## What you will do:
What is needed is an exact copy of the lines from the line containing "Write a LaTeX" to the line containing "(va) at (716,62)", both lines included, and nothing else.

## Record set:
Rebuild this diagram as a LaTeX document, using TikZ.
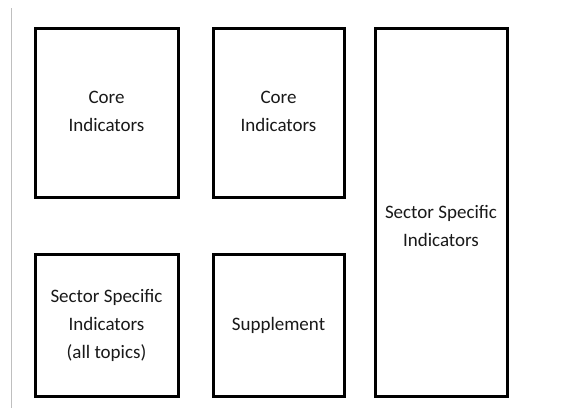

---

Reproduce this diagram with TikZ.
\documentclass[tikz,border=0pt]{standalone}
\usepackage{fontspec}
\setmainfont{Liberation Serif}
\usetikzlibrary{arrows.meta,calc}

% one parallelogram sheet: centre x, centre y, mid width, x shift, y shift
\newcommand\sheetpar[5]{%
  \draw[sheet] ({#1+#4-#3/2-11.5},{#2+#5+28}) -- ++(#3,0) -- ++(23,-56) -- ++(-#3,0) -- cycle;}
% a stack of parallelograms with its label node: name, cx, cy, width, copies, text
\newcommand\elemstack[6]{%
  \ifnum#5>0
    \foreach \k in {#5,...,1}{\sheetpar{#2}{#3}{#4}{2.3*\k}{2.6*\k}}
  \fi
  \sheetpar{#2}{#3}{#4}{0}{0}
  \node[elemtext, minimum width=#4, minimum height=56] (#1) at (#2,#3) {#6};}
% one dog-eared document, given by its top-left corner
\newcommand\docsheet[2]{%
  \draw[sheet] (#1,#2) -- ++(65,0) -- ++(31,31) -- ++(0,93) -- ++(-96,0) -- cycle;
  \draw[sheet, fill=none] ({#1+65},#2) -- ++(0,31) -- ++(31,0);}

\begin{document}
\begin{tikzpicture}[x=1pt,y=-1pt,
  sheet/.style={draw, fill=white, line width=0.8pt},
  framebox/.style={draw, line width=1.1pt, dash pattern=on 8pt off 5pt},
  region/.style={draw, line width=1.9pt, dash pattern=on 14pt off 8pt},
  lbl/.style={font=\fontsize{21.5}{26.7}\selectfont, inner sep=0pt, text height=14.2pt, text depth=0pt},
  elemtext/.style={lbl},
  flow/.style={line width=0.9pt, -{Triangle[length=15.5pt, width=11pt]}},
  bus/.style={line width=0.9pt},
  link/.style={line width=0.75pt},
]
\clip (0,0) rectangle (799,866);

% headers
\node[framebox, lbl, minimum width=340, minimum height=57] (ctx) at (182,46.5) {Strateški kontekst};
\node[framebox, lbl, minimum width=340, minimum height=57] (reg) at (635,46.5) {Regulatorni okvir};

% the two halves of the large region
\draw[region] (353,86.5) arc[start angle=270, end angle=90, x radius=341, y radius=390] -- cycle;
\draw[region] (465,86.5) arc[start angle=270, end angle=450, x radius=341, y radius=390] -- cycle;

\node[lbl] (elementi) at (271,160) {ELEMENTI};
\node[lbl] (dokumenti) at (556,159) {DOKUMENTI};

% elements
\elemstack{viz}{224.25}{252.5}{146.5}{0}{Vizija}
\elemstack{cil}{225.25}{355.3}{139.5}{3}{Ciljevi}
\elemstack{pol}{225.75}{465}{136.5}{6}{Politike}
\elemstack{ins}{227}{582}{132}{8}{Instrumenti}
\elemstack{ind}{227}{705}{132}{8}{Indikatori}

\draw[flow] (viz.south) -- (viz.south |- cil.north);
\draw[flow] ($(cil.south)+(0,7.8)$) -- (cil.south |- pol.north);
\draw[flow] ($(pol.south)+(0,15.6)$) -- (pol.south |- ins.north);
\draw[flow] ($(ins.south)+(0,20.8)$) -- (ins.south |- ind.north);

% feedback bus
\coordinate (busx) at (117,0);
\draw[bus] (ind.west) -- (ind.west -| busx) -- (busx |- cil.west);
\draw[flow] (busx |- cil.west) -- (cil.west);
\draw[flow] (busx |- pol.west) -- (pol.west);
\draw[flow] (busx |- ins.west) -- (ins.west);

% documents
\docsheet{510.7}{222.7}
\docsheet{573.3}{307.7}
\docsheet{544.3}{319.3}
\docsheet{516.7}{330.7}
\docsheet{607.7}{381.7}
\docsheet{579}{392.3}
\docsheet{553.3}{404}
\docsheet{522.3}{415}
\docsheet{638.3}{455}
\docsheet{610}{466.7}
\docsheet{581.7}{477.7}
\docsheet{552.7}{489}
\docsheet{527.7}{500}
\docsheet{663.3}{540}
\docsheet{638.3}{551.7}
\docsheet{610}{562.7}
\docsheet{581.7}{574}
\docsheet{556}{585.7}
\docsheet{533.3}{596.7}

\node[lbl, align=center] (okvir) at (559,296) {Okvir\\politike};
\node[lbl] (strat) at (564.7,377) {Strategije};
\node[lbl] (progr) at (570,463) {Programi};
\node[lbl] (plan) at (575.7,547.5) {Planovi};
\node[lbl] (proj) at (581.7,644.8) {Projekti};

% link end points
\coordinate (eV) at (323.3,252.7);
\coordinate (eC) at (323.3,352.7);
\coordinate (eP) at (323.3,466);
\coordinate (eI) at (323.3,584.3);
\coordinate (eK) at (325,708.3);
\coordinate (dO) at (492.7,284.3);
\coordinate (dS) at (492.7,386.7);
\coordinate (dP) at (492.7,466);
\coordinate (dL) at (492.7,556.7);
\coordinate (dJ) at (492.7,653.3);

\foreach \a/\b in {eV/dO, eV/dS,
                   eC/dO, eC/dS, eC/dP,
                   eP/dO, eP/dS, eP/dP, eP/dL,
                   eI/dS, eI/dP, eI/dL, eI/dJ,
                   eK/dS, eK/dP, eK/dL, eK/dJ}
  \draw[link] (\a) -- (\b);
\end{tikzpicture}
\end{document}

...

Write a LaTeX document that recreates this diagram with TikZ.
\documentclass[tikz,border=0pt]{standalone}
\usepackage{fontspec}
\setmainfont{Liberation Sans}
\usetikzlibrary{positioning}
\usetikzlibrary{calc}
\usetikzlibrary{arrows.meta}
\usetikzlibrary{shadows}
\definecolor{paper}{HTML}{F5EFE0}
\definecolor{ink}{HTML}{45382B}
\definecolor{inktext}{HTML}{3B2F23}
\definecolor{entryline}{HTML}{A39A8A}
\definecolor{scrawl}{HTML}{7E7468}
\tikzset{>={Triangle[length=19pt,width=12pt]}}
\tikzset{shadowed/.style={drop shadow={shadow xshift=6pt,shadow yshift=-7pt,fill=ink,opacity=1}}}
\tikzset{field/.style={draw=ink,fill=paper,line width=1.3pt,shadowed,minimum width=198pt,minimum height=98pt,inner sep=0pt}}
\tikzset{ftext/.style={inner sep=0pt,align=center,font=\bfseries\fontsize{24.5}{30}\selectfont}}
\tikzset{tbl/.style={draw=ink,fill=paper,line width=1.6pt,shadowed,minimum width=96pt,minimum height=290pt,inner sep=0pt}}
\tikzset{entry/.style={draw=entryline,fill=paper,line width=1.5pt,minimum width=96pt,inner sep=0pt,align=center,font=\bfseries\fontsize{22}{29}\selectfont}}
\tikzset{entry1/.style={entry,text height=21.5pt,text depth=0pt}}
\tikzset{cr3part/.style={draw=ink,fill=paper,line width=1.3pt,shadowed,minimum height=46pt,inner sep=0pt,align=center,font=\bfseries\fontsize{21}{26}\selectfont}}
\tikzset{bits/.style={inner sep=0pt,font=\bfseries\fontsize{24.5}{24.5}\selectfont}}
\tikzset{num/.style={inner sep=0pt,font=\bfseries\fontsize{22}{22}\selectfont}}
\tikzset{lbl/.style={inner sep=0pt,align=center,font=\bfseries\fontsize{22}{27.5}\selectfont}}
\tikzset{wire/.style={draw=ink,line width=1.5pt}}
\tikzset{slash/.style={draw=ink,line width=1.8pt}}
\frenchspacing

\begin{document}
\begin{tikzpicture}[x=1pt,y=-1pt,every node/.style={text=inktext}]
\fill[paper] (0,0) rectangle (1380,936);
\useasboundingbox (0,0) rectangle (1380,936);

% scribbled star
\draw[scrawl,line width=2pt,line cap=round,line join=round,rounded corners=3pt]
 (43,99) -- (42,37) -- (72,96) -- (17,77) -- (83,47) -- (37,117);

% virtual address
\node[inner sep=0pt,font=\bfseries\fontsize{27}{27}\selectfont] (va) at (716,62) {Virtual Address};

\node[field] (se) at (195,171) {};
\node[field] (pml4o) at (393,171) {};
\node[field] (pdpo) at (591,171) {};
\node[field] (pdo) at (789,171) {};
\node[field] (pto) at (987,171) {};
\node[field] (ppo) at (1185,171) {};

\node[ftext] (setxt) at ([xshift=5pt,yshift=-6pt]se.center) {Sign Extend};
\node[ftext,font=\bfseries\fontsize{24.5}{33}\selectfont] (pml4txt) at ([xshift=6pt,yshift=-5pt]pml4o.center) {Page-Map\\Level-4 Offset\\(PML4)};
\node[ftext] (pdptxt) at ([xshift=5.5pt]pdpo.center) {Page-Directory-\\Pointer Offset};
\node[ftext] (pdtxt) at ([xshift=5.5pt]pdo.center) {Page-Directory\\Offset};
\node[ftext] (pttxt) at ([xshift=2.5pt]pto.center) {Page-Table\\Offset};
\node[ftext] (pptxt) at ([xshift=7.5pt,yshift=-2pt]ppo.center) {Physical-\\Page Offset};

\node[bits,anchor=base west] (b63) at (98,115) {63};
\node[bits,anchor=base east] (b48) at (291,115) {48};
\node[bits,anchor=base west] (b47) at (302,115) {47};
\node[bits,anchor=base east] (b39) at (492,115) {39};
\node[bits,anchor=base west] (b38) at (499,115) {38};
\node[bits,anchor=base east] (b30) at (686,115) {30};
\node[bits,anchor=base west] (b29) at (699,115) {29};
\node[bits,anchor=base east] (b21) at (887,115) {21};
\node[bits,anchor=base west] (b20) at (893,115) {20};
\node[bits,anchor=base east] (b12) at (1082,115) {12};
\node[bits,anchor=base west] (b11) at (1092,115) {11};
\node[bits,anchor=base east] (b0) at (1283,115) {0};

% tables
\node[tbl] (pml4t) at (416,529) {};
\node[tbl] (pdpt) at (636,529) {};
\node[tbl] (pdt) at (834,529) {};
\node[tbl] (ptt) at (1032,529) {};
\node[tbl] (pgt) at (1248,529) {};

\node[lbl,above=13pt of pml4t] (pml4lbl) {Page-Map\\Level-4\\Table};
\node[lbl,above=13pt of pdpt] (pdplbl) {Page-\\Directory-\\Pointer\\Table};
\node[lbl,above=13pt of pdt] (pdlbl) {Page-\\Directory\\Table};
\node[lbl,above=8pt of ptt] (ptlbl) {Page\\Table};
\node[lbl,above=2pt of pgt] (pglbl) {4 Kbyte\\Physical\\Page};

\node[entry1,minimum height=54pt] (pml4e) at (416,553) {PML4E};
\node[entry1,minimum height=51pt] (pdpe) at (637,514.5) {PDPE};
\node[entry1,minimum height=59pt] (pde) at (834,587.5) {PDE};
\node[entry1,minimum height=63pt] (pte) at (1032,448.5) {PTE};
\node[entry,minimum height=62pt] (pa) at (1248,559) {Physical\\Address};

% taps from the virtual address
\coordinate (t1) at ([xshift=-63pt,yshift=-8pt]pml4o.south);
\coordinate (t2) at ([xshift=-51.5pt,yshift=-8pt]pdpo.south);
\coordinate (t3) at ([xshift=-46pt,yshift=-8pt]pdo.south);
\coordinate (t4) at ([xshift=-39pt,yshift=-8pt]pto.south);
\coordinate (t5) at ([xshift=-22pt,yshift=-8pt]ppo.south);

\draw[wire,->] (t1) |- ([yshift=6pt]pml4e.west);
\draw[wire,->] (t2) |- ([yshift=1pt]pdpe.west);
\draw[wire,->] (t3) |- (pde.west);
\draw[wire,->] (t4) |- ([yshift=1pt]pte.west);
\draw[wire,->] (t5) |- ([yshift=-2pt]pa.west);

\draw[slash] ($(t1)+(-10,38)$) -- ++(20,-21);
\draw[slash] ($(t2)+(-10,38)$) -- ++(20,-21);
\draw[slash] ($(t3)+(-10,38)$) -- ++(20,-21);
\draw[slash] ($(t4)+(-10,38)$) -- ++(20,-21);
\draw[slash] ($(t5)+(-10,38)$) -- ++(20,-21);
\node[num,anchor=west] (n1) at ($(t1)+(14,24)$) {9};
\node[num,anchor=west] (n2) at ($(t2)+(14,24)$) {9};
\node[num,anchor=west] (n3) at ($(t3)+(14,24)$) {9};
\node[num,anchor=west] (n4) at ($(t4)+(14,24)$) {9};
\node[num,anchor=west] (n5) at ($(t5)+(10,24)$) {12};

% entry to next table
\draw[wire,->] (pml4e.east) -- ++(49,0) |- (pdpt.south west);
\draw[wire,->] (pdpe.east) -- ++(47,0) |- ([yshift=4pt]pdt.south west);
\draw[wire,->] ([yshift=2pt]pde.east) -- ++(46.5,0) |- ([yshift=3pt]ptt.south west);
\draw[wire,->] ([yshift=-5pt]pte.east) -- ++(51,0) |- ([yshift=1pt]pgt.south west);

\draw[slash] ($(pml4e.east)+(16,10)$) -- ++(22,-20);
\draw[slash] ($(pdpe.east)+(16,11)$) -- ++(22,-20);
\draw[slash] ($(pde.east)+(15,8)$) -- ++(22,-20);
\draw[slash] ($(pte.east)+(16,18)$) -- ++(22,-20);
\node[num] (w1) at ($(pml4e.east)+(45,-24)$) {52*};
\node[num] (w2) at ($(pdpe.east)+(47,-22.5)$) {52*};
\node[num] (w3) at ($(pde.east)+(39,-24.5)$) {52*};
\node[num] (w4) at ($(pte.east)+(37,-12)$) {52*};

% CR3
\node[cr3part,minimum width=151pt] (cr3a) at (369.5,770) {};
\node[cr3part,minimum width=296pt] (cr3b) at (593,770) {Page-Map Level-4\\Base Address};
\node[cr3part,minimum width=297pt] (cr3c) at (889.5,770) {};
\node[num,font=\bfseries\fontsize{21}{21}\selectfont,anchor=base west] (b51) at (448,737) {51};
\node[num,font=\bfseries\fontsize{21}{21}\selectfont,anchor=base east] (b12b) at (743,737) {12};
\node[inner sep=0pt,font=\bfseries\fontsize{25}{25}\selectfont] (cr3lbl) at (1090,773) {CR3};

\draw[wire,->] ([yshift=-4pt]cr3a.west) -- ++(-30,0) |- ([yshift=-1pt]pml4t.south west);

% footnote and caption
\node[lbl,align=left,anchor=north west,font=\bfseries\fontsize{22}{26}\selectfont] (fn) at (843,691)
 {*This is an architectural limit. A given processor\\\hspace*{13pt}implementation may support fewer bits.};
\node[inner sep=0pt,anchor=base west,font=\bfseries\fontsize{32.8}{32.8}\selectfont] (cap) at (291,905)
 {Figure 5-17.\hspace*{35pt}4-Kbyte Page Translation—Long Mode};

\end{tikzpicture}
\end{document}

## Task solution:
Write a LaTeX document that recreates this diagram with TikZ.
\documentclass[tikz,border=0pt]{standalone}
\usepackage{fontspec}
\setmainfont{Liberation Sans}
\usetikzlibrary{positioning}
\usetikzlibrary{calc}
\usetikzlibrary{arrows.meta}
\usetikzlibrary{shadows}
\definecolor{paper}{HTML}{F5EFE0}
\definecolor{ink}{HTML}{45382B}
\definecolor{inktext}{HTML}{3B2F23}
\definecolor{entryline}{HTML}{A39A8A}
\definecolor{scrawl}{HTML}{7E7468}
\tikzset{>={Triangle[length=19pt,width=12pt]}}
\tikzset{shadowed/.style={drop shadow={shadow xshift=6pt,shadow yshift=-7pt,fill=ink,opacity=1}}}
\tikzset{field/.style={draw=ink,fill=paper,line width=1.3pt,shadowed,minimum width=198pt,minimum height=98pt,inner sep=0pt}}
\tikzset{ftext/.style={inner sep=0pt,align=center,font=\bfseries\fontsize{24.5}{30}\selectfont}}
\tikzset{tbl/.style={draw=ink,fill=paper,line width=1.6pt,shadowed,minimum width=96pt,minimum height=290pt,inner sep=0pt}}
\tikzset{entry/.style={draw=entryline,fill=paper,line width=1.5pt,minimum width=96pt,inner sep=0pt,align=center,font=\bfseries\fontsize{22}{29}\selectfont}}
\tikzset{entry1/.style={entry,text height=21.5pt,text depth=0pt}}
\tikzset{cr3part/.style={draw=ink,fill=paper,line width=1.3pt,shadowed,minimum height=46pt,inner sep=0pt,align=center,font=\bfseries\fontsize{21}{26}\selectfont}}
\tikzset{bits/.style={inner sep=0pt,font=\bfseries\fontsize{24.5}{24.5}\selectfont}}
\tikzset{num/.style={inner sep=0pt,font=\bfseries\fontsize{22}{22}\selectfont}}
\tikzset{lbl/.style={inner sep=0pt,align=center,font=\bfseries\fontsize{22}{27.5}\selectfont}}
\tikzset{wire/.style={draw=ink,line width=1.5pt}}
\tikzset{slash/.style={draw=ink,line width=1.8pt}}
\frenchspacing

\begin{document}
\begin{tikzpicture}[x=1pt,y=-1pt,every node/.style={text=inktext}]
\fill[paper] (0,0) rectangle (1380,936);
\useasboundingbox (0,0) rectangle (1380,936);

% scribbled star
\draw[scrawl,line width=2pt,line cap=round,line join=round,rounded corners=3pt]
 (43,99) -- (42,37) -- (72,96) -- (17,77) -- (83,47) -- (37,117);

% virtual address
\node[inner sep=0pt,font=\bfseries\fontsize{27}{27}\selectfont] (va) at (716,62) {Virtual Address};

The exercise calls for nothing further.